CEO Portia Derby. Picture: FREDDY MAVUNDA/BUSINESS DAY
CEO Portia Derby. Picture: FREDDY MAVUNDA/BUSINESS DAY

Transnet will issue a tender for new locomotives next month as the state-owned logistics group moves to keep on its side key customers in the mining industry, which have tallied billions of rand in lost export sales due to shortages of trains to haul their products to the ports.

In an interview with Business Day, Transnet Group CEO Portia Derby said the critical constraint faced by the state-owned entity is that it does not have locomotives to move commodities.

“We know we need to improve the investment in the infrastructure, but ... if you don’t have a locomotive, no matter what state your infrastructure is, you can’t move it,” Derby said.

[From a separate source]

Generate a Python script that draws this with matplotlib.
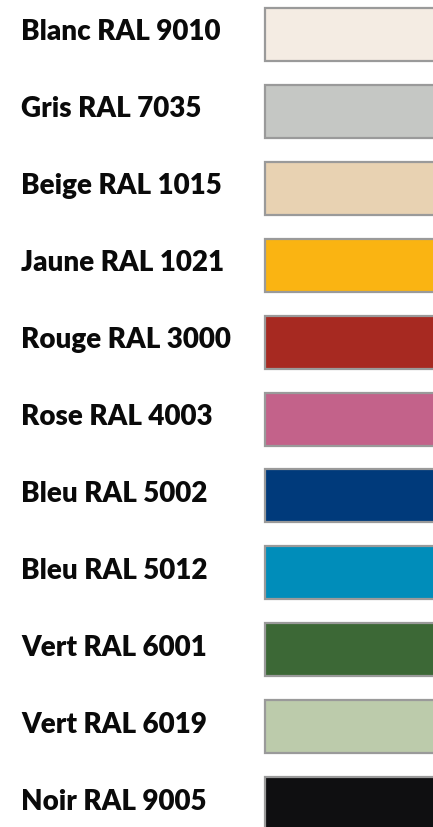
import matplotlib
matplotlib.use("Agg")
import matplotlib.pyplot as plt
import numpy as np

labels = [
    "Blanc RAL 9010",
    "Gris RAL 7035",
    "Beige RAL 1015",
    "Jaune RAL 1021",
    "Rouge RAL 3000",
    "Rose RAL 4003",
    "Bleu RAL 5002",
    "Bleu RAL 5012",
    "Vert RAL 6001",
    "Vert RAL 6019",
    "Noir RAL 9005",
]
colors = [
    "#f4ece3",
    "#c5c7c4",
    "#e8d2b2",
    "#fab412",
    "#a72921",
    "#c3628a",
    "#003a7b",
    "#008dba",
    "#3c6836",
    "#bccbab",
    "#0f0f11",
]

W, H = 433, 827
fig = plt.figure(figsize=(W / 100, H / 100), dpi=100)
ax = fig.add_axes([0, 0, 1, 1])
ax.set_xlim(0, W)
ax.set_ylim(H, 0)
ax.axis("off")

rows = np.arange(len(labels))
centers = 34.5 + 76.9 * rows
ax.barh(centers, 220, left=265, height=53, color=colors,
        edgecolor="#9a9a9a", linewidth=1.6)

for yc, lab in zip(centers, labels):
    ax.text(21, yc - 2, lab, ha="left", va="center", fontsize=20,
            fontweight="heavy", family="Lato", color="#0a0a0a")

fig.savefig("out.png", dpi=100)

Transnet will come out with the new procurement event for locomotives before end-July.

Derby’s comments were made in Abidjan, Ivory Coast, at the Africa CEO Forum last week. They come as a host of companies in the mining industry and other sectors count the cost of inefficiencies at Transnet, whose sprawling supply chain infrastructure spanning a railway network, cargo trains and ports makes it a crucial player in an economy that has hardly grown over the past 10 years.

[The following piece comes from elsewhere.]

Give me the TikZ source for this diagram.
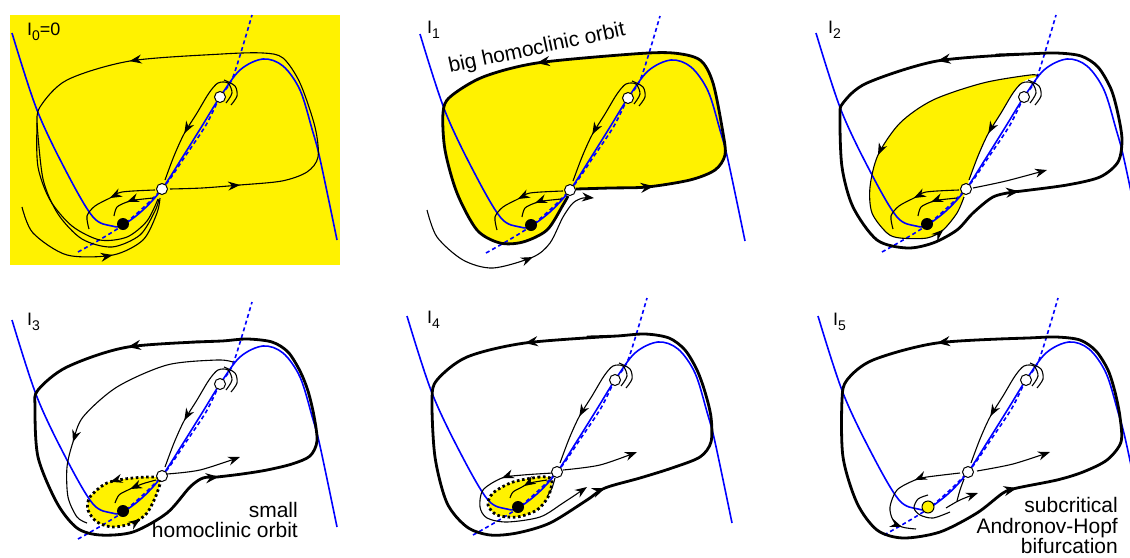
\documentclass[tikz,border=0pt]{standalone}
\usepackage{fontspec}
\setmainfont{Liberation Sans}
\usetikzlibrary{arrows.meta,decorations.markings}
\tikzset{
  bluecurve/.style={draw=blue, line width=1.6pt},
  dashblue/.style={draw=blue, line width=1.6pt, dash pattern=on 4pt off 3pt},
  traj/.style={draw=black, line width=1.1pt},
  bigorbit/.style={draw=black, line width=2.8pt},
  dotorbit/.style={draw=black, line width=2.8pt, dash pattern=on 2.6pt off 2.6pt},
  ah/.tip={Stealth[length=12pt,width=9pt]},
  ahb/.tip={Stealth[length=13pt,width=10pt]},
  arr/.style={postaction={decorate, decoration={markings, mark=at position #1 with {\arrow{ah}}}}},
  arrr/.style 2 args={postaction={decorate, decoration={markings, mark=at position #1 with {\arrow{ah}}, mark=at position #2 with {\arrow{ah}}}}},
  barrr/.style 2 args={postaction={decorate, decoration={markings, mark=at position #1 with {\arrow{ahb}}, mark=at position #2 with {\arrow{ahb}}}}},
  fp/.style={circle, draw=black, line width=1pt, minimum size=11pt, inner sep=0pt, fill=white},
  dotn/.style={circle, fill=black, minimum size=12pt, inner sep=0pt},
  lbl/.style={font=\fontsize{21}{21}\selectfont, inner sep=0pt},
  ilbl/.style={font=\fontsize{18}{18}\selectfont, inner sep=0pt},
}
\newcommand{\Ilab}[1]{I\raisebox{-5pt}{\fontsize{14}{14}\selectfont #1}}
\newcommand{\pNull}{%
  \draw[bluecurve] plot[smooth, tension=0.55] coordinates {(-150,-156) (-125,-79) (-95,-16) (-69,28) (-50,37) (-39,36) (-19,21) (0,0) (20,-31) (40,-63) (58,-92) (78,-119) (101,-130) (121,-123) (138,-99) (150,-60) (158,-30) (175,51)};
  \draw[dashblue] plot[smooth] coordinates {(-84,63) (-39,36) (0,0) (24,-34) (44,-64) (58,-92) (71,-112) (90,-174)};
}
\newcommand{\pUman}{%
  \draw[traj, arr=0.65] plot[smooth] coordinates {(64,-86) (70,-96) (66,-106) (56,-106) (47,-96) (35,-76) (22,-55) (12,-33) (3,-9)};
  \draw[traj] plot[smooth] coordinates {(62,-109) (73,-103) (75,-93) (69,-84)};
}
\newcommand{\pArcs}{%
  \draw[traj, arr=0.52] plot[smooth] coordinates {(-7,1) (-40,3) (-52,9) (-67,17) (-75,27) (-73,40)};
  \draw[traj, arr=0.56] plot[smooth] coordinates {(-9,9) (-27,11) (-35,13) (-45,18) (-48,27)};
}
\begin{document}
\begin{tikzpicture}[x=1pt,y=-1pt]
\useasboundingbox (0,0) rectangle (1130,557);
\fill[yellow] (10,15) rectangle (340,265);

% ---------- panel I0 ----------
\begin{scope}[shift={(162,189)}, name prefix=a-]
\pNull
\draw[traj, arrr={0.092}{0.55}] plot[smooth] coordinates {(8,0) (40,-1) (78,-4) (120,-8) (145,-17) (156,-32) (153,-62) (138,-106) (121,-131) (101,-136) (60,-135) (-32,-128) (-95,-109) (-122,-82) (-125,-62) (-124,-22) (-112,11) (-90,37) (-62,51) (-35,48) (-15,32) (-4,10)};
\draw[traj] plot[smooth] coordinates {(-125,-66) (-119,-10) (-104,25) (-80,50) (-50,58) (-22,46) (-7,22) (-3,10)};
\draw[traj, arr=0.59] plot[smooth] coordinates {(-140,18) (-129,44) (-95,66) (-49,66) (-19,51) (-5,24) (-2,9)};
\pArcs
\pUman
\node[fp] (s) at (0,0) {};
\node[fp] (u) at (58,-92) {};
\node[dotn] (d) at (-39,35) {};
\end{scope}
\node[ilbl, anchor=base west] (l0) at (27,35) {\Ilab{0}=0};

% ---------- panel I1 ----------
\begin{scope}[shift={(570,190)}, name prefix=b-]
\fill[yellow] plot[smooth cycle] coordinates {(0,0) (40,-2) (77,-3) (120,-10) (145,-20) (155,-35) (153,-57) (143,-107) (130,-130) (103,-137) (63,-136) (-33,-127) (-87,-113) (-120,-93) (-127,-77) (-125,-40) (-113,3) (-93,40) (-70,53) (-47,52) (-23,40) (-7,15)};
\pNull
\draw[traj, arr=0.6, -{ah}] plot[smooth] coordinates {(-143,20) (-133,47) (-107,70) (-77,78) (-37,67) (-20,53) (-7,27) (3,13) (13,8) (24,8)};
\pArcs
\pUman
\draw[bigorbit, barrr={0.1}{0.546}] plot[smooth] coordinates {(6,-1) (40,-2) (77,-3) (120,-10) (145,-20) (155,-35) (153,-57) (143,-107) (130,-130) (103,-137) (63,-136) (-33,-127) (-87,-113) (-120,-93) (-127,-77) (-125,-40) (-113,3) (-93,40) (-70,53) (-47,52) (-23,40) (-7,15) (-2,6)};
\node[fp] (s) at (0,0) {};
\node[fp] (u) at (58,-92) {};
\node[dotn] (d) at (-39,35) {};
\end{scope}
\node[ilbl, anchor=base west] (l1) at (427,33) {\Ilab{1}};
\node[lbl, rotate=12] (bho) at (537,49) {big homoclinic orbit};

% ---------- panel I2 ----------
\begin{scope}[shift={(966,189)}, name prefix=c-]
\fill[yellow] plot[smooth cycle] coordinates {(72,-113) (64,-114) (17,-106) (-33,-89) (-66,-66) (-88,-34) (-96,-2) (-94,24) (-79,44) (-66,49) (-39,49) (-23,41) (-9,24) (0,2) (3,-9) (12,-33) (22,-55) (35,-76) (47,-96) (58,-108)};
\pNull
\draw[traj, arrr={0.507}{0.895}] plot[smooth] coordinates {(72,-113) (64,-114) (17,-106) (-33,-89) (-66,-66) (-88,-34) (-96,-2) (-94,24) (-79,44) (-66,49) (-39,49) (-23,41) (-9,24) (-2,8)};
\pArcs
\pUman
\draw[traj, -{ah}] plot[smooth] coordinates {(7,-1) (40,-8) (81,-19)};
\draw[bigorbit, barrr={0.109}{0.617}] plot[smooth] coordinates {(60,-135) (-29,-128) (-99,-106) (-123,-86) (-126,-72) (-124,-22) (-113,18) (-89,51) (-59,59) (-33,54) (-9,41) (7,24) (27,8) (47,3) (56,2) (101,-4) (134,-12) (152,-27) (156,-49) (152,-75) (145,-100) (132,-122) (115,-133) (90,-136) (60,-135) (30,-134)};
\node[fp] (s) at (0,0) {};
\node[fp] (u) at (58,-92) {};
\node[dotn] (d) at (-39,35) {};
\end{scope}
\node[ilbl, anchor=base west] (l2) at (828,33) {\Ilab{2}};

% ---------- panel I3 ----------
\begin{scope}[shift={(162,476)}, name prefix=d-]
\fill[yellow] plot[smooth cycle] coordinates {(-3,2) (-29,2) (-55,7) (-72,21) (-74,34) (-65,46) (-49,51) (-29,47) (-15,37) (-5,17)};
\pNull
\draw[traj, arr=0.684] plot[smooth] coordinates {(71,-114) (55,-116) (5,-111) (-45,-89) (-79,-59) (-89,-34) (-95,-9) (-94,21) (-85,41) (-75,47)};
\draw[traj, arr=0.56] plot[smooth] coordinates {(-6,4) (-20,8) (-34,14) (-43,19) (-47,27)};
\pUman
\draw[traj, -{ah}] plot[smooth] coordinates {(5,-2) (38,-6) (78,-19)};
\draw[dotorbit, arrr={0.25}{0.76}] plot[smooth cycle] coordinates {(-5,17) (-3,2) (-29,2) (-55,7) (-72,21) (-74,34) (-65,46) (-49,51) (-29,47) (-15,37)};
\draw[bigorbit, barrr={0.116}{0.625}] plot[smooth] coordinates {(60,-135) (-34,-129) (-95,-109) (-124,-86) (-127,-69) (-124,-19) (-105,27) (-85,52) (-62,59) (-29,56) (5,37) (28,11) (41,2) (55,1) (80,-2) (105,-6) (130,-12) (148,-20) (155,-35) (152,-60) (146,-85) (138,-105) (126,-124) (110,-134) (85,-137) (60,-135) (30,-134)};
\node[fp] (s) at (0,0) {};
\node[fp] (u) at (58,-92) {};
\node[dotn] (d) at (-39,35) {};
\end{scope}
\node[ilbl, anchor=base west] (l3) at (27,325) {\Ilab{3}};
\node[lbl, anchor=base east] (t3a) at (298,517) {small};
\node[lbl, anchor=base east] (t3b) at (298,537) {homoclinic orbit};

% ---------- panel I4 ----------
\begin{scope}[shift={(557,472)}, name prefix=e-]
\fill[yellow] plot[smooth cycle] coordinates {(-7,6) (-17,5) (-44,10) (-64,21) (-69,33) (-60,43) (-40,45) (-20,38) (-9,25) (-5,11)};
\pNull
\draw[traj, arr=0.24, -{ah}] plot[smooth] coordinates {(-4,1) (-34,3) (-55,6) (-74,18) (-77,35) (-70,46) (-50,50) (-17,45) (6,31) (30,15)};
\draw[traj, arr=0.56] plot[smooth] coordinates {(-10,8) (-27,11) (-35,15) (-44,20) (-47,26)};
\draw[traj] plot[smooth] coordinates {(-2,6) (-5,16) (-9,23)};
\pUman
\draw[traj, -{ah}] plot[smooth] coordinates {(6,-2) (43,-7) (80,-20)};
\draw[dotorbit] plot[smooth cycle] coordinates {(-7,6) (-17,5) (-44,10) (-64,21) (-69,33) (-60,43) (-40,45) (-20,38) (-9,25) (-5,11)};
\draw[bigorbit, barrr={0.113}{0.61}] plot[smooth] coordinates {(60,-136) (-32,-129) (-90,-115) (-120,-92) (-125,-72) (-122,-15) (-110,31) (-90,55) (-67,63) (-40,61) (-7,51) (30,28) (48,16) (83,6) (115,-4) (143,-15) (154,-30) (154,-55) (148,-80) (140,-102) (128,-122) (112,-134) (88,-138) (60,-136) (30,-135)};
\node[fp] (s) at (0,0) {};
\node[fp] (u) at (58,-92) {};
\node[dotn] (d) at (-39,35) {};
\end{scope}
\node[ilbl, anchor=base west] (l4) at (427,323) {\Ilab{4}};

% ---------- panel I5 ----------
\begin{scope}[shift={(968,472)}, name prefix=f-]
\pNull
\draw[traj, arrr={0.37}{0.886}] plot[smooth] coordinates {(-8,1) (-41,5) (-53,8) (-71,18) (-78,35) (-75,48) (-66,55) (-52,57)};
\draw[traj] plot[smooth] coordinates {(-40,23) (-50,27) (-54,36) (-48,43) (-35,46) (-18,40)};
\draw[traj, -{ah}] plot[smooth] coordinates {(-22,36) (-8,28) (10,21)};
\draw[traj] plot[smooth] coordinates {(-4,7) (-8,18) (-11,29)};
\pUman
\draw[traj, -{ah}] plot[smooth] coordinates {(9,-1) (45,-8) (82,-20)};
\draw[bigorbit, barrr={0.111}{0.615}] plot[smooth] coordinates {(60,-134) (-31,-129) (-95,-112) (-121,-92) (-126,-72) (-125,-15) (-111,31) (-91,58) (-65,66) (-28,60) (9,41) (35,21) (49,16) (89,8) (115,0) (139,-12) (153,-30) (152,-55) (147,-80) (140,-102) (128,-121) (112,-132) (88,-135) (60,-134) (30,-133)};
\node[fp] (s) at (0,0) {};
\node[fp] (u) at (58,-92) {};
\node[circle, fill=yellow, draw=black, line width=1pt, minimum size=12pt, inner sep=0pt] (d) at (-40,35) {};
\end{scope}
\node[ilbl, anchor=base west] (l5) at (833,325) {\Ilab{5}};
\node[lbl, anchor=base east] (t5a) at (1118,512) {subcritical};
\node[lbl, anchor=base east] (t5b) at (1118,533) {Andronov-Hopf};
\node[lbl, anchor=base east] (t5c) at (1118,553) {bifurcation};
\end{tikzpicture}
\end{document}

Derby, who inherited a company described by chief justice Raymond Zondo as the primary site of state capture, also offered thinly veiled disapproval of the mining industry’s constant criticism of Transnet, which is also grappling with cable theft and vandalism.

“The thing that we have been sitting on and weighing up is ‘what is the point of responding to them every time when they go to the press?’ Because that’s about them.

“We understand exactly the situation we are in and they know exactly what it is we are doing to provide redress, as far at least as the locos [locomotives] are concerned,” she said.

Transnet’s woes are partly the result of what critics have described as the disastrous stewardship of the economy under Jacob Zuma, with industrial-scale corruption siphoning off billions of rand through overpriced tenders.

The company, which also operates ports and container terminals, has suspended contracts worth more than R50bn to supply 1,064 diesel and electric locomotives on grounds that they were awarded on flawed commercial strategy, and that Treasury instructions were deliberately ignored.

Derby, who has been at the helm for just over two years, said the new tender would follow proper governance and sound commercial standards and procedures. “Bearing in mind that we have already had a procurement locomotive event that went wrong, we all want to be absolutely careful that the economics are right, the numbers, the business cases are right. That we follow the appropriate governance to get to the decision to process,” she said.

Roger Baxter, CEO of Minerals Council SA, told Business Day on Monday that the industry, which missed out on about R35bn in 2021 from contracted coal, iron ore and chrome volumes that could not reach ports, would welcome any workable solution that Transnet procured. The council and its members are looking for an opportunity to collaborate.

“We are not pointing fingers or anything like that, we are looking at ... what the solutions could be to make sure that we can get ourselves back to target this year because we are fairly behind schedule on all the major bulk commodities,” Baxter said.

He did not have the specific details of what Transnet is proposing, “but obviously we will look at the different issues and from our side, it is all about partnerships to improve performance and that’s all our focus is at the moment.”